Black Opry now tours across the US to champion the work of black artists and the change they want to see.
Holly expresses a sense of urgency about the cause, adding: "There's not going to be another black woman at the top of the country charts, if they behave the way they did before Beyoncé entered the space."
Rissi chimes in with her agreement, knowing the struggle all too well.
"I was on a radio tour for nearly a year trying to get Country Girl to go up the charts," she recalls. "I wanted to talk about being black, and was kind of told not to do that. So instead I put black girl Easter Eggs in the song.
"I think country means something different to white and black people in America. We don't necessarily long for the good old days, because what were the good old days for us, you know? It was Jim Crow, it was slavery.
"We tend to look toward God, the future and black joy," says Rissi.
After a lengthy legal battle, Rissi lost the rights to her master recordings and parted ways with her record label in 2010. She now releases music independently, deciding to move away from the hub of Nashville to North Carolina as she felt it was the "healthiest thing for her".
Beyoncé has nodded to the traditional sounds of the genre on Texas Hold 'Em - featuring Grammy-awarding winning Rhiannon Geddes playing the banjo, who has been credited for highlighting that black people created and played the banjo before it was popularised by white country artists.

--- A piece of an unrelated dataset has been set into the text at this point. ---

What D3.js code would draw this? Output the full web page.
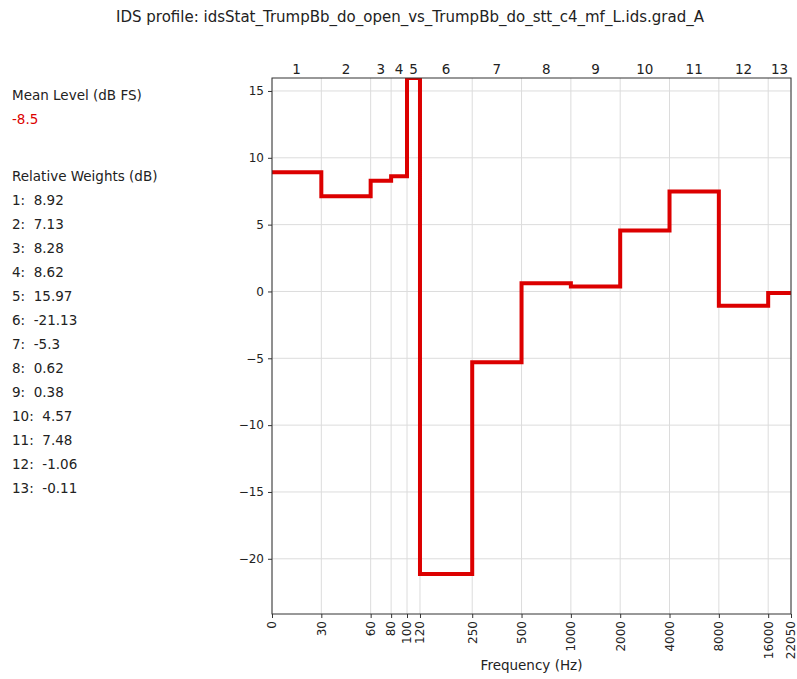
<!DOCTYPE html>
<html>
<head>
<meta charset="utf-8">
<script src="https://cdn.jsdelivr.net/npm/d3@7"></script>
<style>
  body { margin: 0; background: #fff; }
  svg { font-family: "DejaVu Sans", sans-serif; }
</style>
</head>
<body>
<div id="chart"></div>
<script>
// band edges (Hz), band numbers and their relative weights (dB)
const bandEdges = [0, 30, 60, 80, 100, 120, 250, 500, 1000, 2000, 4000, 8000, 16000, 22050]
const bandNames = ["1", "2", "3", "4", "5", "6", "7", "8", "9", "10", "11", "12", "13"]
const weights = [8.92, 7.13, 8.28, 8.62, 15.97, -21.13, -5.3, 0.62, 0.38, 4.57, 7.48, -1.06, -0.11]
const yTicks = [-20, -15, -10, -5, 0, 5, 10, 15]
const meanLevel = "-8.5"
const titleText = "IDS profile: idsStat_TrumpBb_do_open_vs_TrumpBb_do_stt_c4_mf_L.ids.grad_A"

const width = 797
const height = 679
const margin = {top: 78, right: 6, bottom: 65, left: 272}
const lineColor = "#dc0000"

const svg = d3.select("#chart").append("svg")
  .attr("width", width)
  .attr("height", height)

// 0 Hz is drawn one octave below 30 Hz
const zeroAt = 15
const fx = f => (f === 0 ? zeroAt : f)

const x = d3.scaleLog()
  .domain([zeroAt, 22050])
  .range([margin.left, width - margin.right])

const y = d3.scaleLinear()
  .domain([d3.min(weights) - 3, d3.max(weights)])
  .range([height - margin.bottom, margin.top])

const plotW = width - margin.right - margin.left
const plotH = height - margin.bottom - margin.top

// grid
svg.append("g")
  .selectAll("line")
  .data(bandEdges)
  .enter().append("line")
  .attr("x1", d => x(fx(d))).attr("x2", d => x(fx(d)))
  .attr("y1", margin.top).attr("y2", height - margin.bottom)
  .attr("stroke", "#dcdcdc").attr("stroke-width", 1)

svg.append("g")
  .selectAll("line")
  .data(yTicks)
  .enter().append("line")
  .attr("x1", margin.left).attr("x2", width - margin.right)
  .attr("y1", d => y(d)).attr("y2", d => y(d))
  .attr("stroke", "#dcdcdc").attr("stroke-width", 1)

// step line
svg.append("clipPath").attr("id", "clip")
  .append("rect")
  .attr("x", margin.left).attr("y", margin.top)
  .attr("width", plotW).attr("height", plotH)

const pts = weights.map((w, i) => [bandEdges[i], w])
pts.push([bandEdges[bandEdges.length - 1], weights[weights.length - 1]])

const line = d3.line()
  .x(d => x(fx(d[0])))
  .y(d => y(d[1]))
  .curve(d3.curveStepAfter)

svg.append("path")
  .datum(pts)
  .attr("clip-path", "url(#clip)")
  .attr("fill", "none")
  .attr("stroke", lineColor)
  .attr("stroke-width", 4)
  .attr("d", line)

// axes
const xAxis = svg.append("g")
  .attr("transform", "translate(0," + (height - margin.bottom) + ")")
  .call(d3.axisBottom(x).tickValues(bandEdges.map(fx))
    .tickFormat((d, i) => bandEdges[i]).tickSize(4).tickPadding(3))
xAxis.selectAll("text")
  .attr("transform", "rotate(-90)")
  .attr("text-anchor", "end")
  .attr("x", -7).attr("y", 0).attr("dy", "0.32em")

const yAxis = svg.append("g")
  .attr("transform", "translate(" + margin.left + ",0)")
  .call(d3.axisLeft(y).tickValues(yTicks).tickFormat(d => d < 0 ? "\u2212" + (-d) : d).tickSize(4).tickPadding(4))

svg.selectAll(".tick text").attr("font-size", 12).attr("fill", "#222").attr("font-family", "DejaVu Sans")
svg.selectAll(".tick line").attr("stroke", "#333")
svg.selectAll(".domain").remove()

// frame
svg.append("rect")
  .attr("x", margin.left).attr("y", margin.top)
  .attr("width", plotW).attr("height", plotH)
  .attr("fill", "none").attr("stroke", "#333").attr("stroke-width", 1)

// band numbers on top
svg.append("g")
  .selectAll("text")
  .data(bandNames)
  .enter().append("text")
  .attr("x", (d, i) => (x(fx(bandEdges[i])) + x(fx(bandEdges[i + 1]))) / 2)
  .attr("y", margin.top - 4)
  .attr("text-anchor", "middle")
  .attr("font-size", 13.5)
  .attr("fill", "#222")
  .text(d => d)

svg.append("text")
  .attr("x", margin.left + plotW / 2)
  .attr("y", 670)
  .attr("text-anchor", "middle")
  .attr("font-size", 13.5)
  .attr("fill", "#222")
  .text("Frequency (Hz)")

svg.append("text")
  .attr("x", 410)
  .attr("y", 22)
  .attr("text-anchor", "middle")
  .attr("font-size", 15)
  .attr("fill", "#222")
  .text(titleText)

// side panel
svg.append("text").attr("x", 12).attr("y", 100)
  .attr("font-size", 13.5).attr("fill", "#222").text("Mean Level (dB FS)")
svg.append("text").attr("x", 12).attr("y", 124)
  .attr("font-size", 13.5).attr("fill", lineColor).text(meanLevel)
svg.append("text").attr("x", 12).attr("y", 181)
  .attr("font-size", 13.5).attr("fill", "#222").text("Relative Weights (dB)")

svg.append("g")
  .selectAll("text")
  .data(weights)
  .enter().append("text")
  .attr("x", 12)
  .attr("y", (d, i) => 205 + i * 24)
  .attr("font-size", 13.5)
  .attr("fill", "#222")
  .attr("xml:space", "preserve")
  .text((d, i) => bandNames[i] + ":  " + d)
</script>
</body>
</html>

"It's ancestral," points out Taylor Crumpton, 28, on the influence of country music in her life. As a black woman from Texas, just like Beyoncé, she reflects on how the genre is connected to her identity.
"I come from a proud line of sharecroppers and cowboys. My grandfather was buried in his cowboy boots," she shares.
As a writer, part of her job is to be analytical about the country universe. But for the most part, she says, the connection comes naturally.
"I think it feels more like a warm embrace and a hug from an elder who has passed - or maybe when I spent summers at my grandmother's farm and I'm running from chickens and there's hogs."
"I've grown up hearing stories from my family members about how they were made fun of for their accent. I think people forget that when Beyoncé first debuted, she was made fun of for her accent in the press.
"In this moment, I've been getting messages from black woman about how they feel like they can come back into a wholeness of self."